The artifact comprises two Proof of Concepts (PoCs): the out-of-place Spectre-STL attack detailed in Section V-B andthe Spectre-CTL attack detailed in Section V-C. These PoCs are implemented based on our reverse engineering analysis of SSBP and PSFP, including the state machine presented in Section III-B and the selection mechanism outlined in Section III-C. Building upon the reverse engineering and security analysis, we propose the attacks following the process illustrated in Fig 8. In the out-of-place Spectre-STL attack, we mistrain PSFP to trigger the store-to-load forwarding transient execution and use Flush+Reload cache side channel to recover the secret bytes fetched in the transient window. In the Spectre-CTL attack, we mistrain SSBP to trigger the store bypass transient execution and use SSBP as the covert channel (as shown in Fig 9) to recover the secret byte. The PoCs are easy to build and execute, requiring no special software environment. We validate the effectiveness of the PoCs in all the environments listed in TABLE III.

# B. Artifact check-list (meta-information)

- Algorithm: Code sliding (Section III-C and Section IV-B) for collision finding, specific *stld* memory access sequences (Section V) for predictors mistraining, and SSBP covert channel (Section IV-D) for secret recovering
- Program: Out-of-place Spectre-STL attack and Spectre-CTL attack PoCs
- Compilation: gcc

- Run-time environment: x86-64 Linux Kernel
- Hardware: AMD Zen3 CPUs
- Execution: Execute an executable file
- Output: Command line string
- Experiments: Leak secrets through out-of-place Spectre-STL attack and Spectre-CTL attack
- Publicly available: Yes
- Code licenses (if publicly available): Apache-2.0 License
- Data licenses (if publicly available): None
- Archived: DOI 10.5281/zenodo.10199277

#### C. Description

- 1) How to access: The PoCs can be accessed from Zenodo: https://zenodo.org/records/10199277 or from Github: https://github.com/CPU-THU/Spectre-V4-ng.
- 2) Hardware dependencies: The PoCs depend on SSBP and PSFP functionalities specific to AMD Zen 3 CPUs, and CPUs with a design similar to that of SSBP and PSFP are anticipated to execute the PoCs successfully. We have tested the PoCs successfully on four CPUs listed in TABLE III.
- 3) Software dependencies: A C compiler is required. For example, we use gcc 9.4.0 with make 4.2.1 to build the PoCs. No specific kernel or package dependencies and installations are required.

#### D. Installation

No specific installations are required. We recommend to use the Makefile in the artifact to build the executable files.

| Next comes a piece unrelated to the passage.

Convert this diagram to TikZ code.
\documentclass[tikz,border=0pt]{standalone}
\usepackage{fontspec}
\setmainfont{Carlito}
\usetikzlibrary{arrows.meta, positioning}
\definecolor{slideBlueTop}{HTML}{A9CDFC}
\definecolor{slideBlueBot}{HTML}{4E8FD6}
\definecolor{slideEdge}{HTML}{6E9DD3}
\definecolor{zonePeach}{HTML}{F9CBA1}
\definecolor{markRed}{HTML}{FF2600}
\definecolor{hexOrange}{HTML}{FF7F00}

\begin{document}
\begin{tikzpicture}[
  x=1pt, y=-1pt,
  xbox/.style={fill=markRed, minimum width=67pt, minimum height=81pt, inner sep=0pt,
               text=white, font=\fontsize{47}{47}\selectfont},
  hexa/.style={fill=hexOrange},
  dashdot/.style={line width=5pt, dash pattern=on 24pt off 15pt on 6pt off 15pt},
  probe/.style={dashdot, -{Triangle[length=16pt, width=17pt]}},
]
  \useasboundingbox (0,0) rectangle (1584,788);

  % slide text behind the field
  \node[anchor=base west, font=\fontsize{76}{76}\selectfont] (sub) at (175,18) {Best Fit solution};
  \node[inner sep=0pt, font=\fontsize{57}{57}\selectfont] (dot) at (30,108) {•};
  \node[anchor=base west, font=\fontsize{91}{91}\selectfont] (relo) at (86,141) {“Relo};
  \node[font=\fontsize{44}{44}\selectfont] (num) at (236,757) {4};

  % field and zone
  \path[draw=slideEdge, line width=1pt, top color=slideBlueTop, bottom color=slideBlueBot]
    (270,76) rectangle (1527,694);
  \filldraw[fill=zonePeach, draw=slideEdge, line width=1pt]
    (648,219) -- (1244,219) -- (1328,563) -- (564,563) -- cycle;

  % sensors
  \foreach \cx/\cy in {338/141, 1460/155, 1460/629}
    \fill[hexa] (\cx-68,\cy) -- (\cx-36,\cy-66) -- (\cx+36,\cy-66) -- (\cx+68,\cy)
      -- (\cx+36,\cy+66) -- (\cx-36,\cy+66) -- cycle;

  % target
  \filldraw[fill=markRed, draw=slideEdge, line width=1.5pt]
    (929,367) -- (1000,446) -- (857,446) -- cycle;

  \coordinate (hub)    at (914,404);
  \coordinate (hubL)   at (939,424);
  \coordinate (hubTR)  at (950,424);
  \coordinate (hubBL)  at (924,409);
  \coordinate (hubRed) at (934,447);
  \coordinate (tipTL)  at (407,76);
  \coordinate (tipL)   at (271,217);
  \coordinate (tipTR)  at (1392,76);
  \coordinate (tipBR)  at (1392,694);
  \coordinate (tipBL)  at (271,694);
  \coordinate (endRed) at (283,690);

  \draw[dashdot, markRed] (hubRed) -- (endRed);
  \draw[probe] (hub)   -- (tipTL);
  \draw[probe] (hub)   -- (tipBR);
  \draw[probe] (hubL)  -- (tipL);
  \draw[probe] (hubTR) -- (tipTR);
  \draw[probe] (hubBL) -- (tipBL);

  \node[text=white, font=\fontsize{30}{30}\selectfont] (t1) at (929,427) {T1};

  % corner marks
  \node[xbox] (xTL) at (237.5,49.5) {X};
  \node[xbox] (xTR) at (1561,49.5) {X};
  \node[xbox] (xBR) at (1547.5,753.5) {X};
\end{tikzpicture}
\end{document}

### E. Evaluation and expected results

The PoCs demonstrate the transient execution vulnerabilities of PSFP and SSBP. In the out-of-place Spectre-STL attack, the PoC demonstrates the step-by-step process of leaking the victim's secret string byte by byte by finding the collision of PSFP, mistraining PSFP, and triggering transient execution. In the Spectre-CTL attack, the PoC showcases the process of leaking the victim's secret string byte by byte by finding the collision of SSBP, mistraining SSBP, triggering transient execution, and recovering secrets using SSBP. For more detailed information on the attack implementation and expected results, please refer to the README files.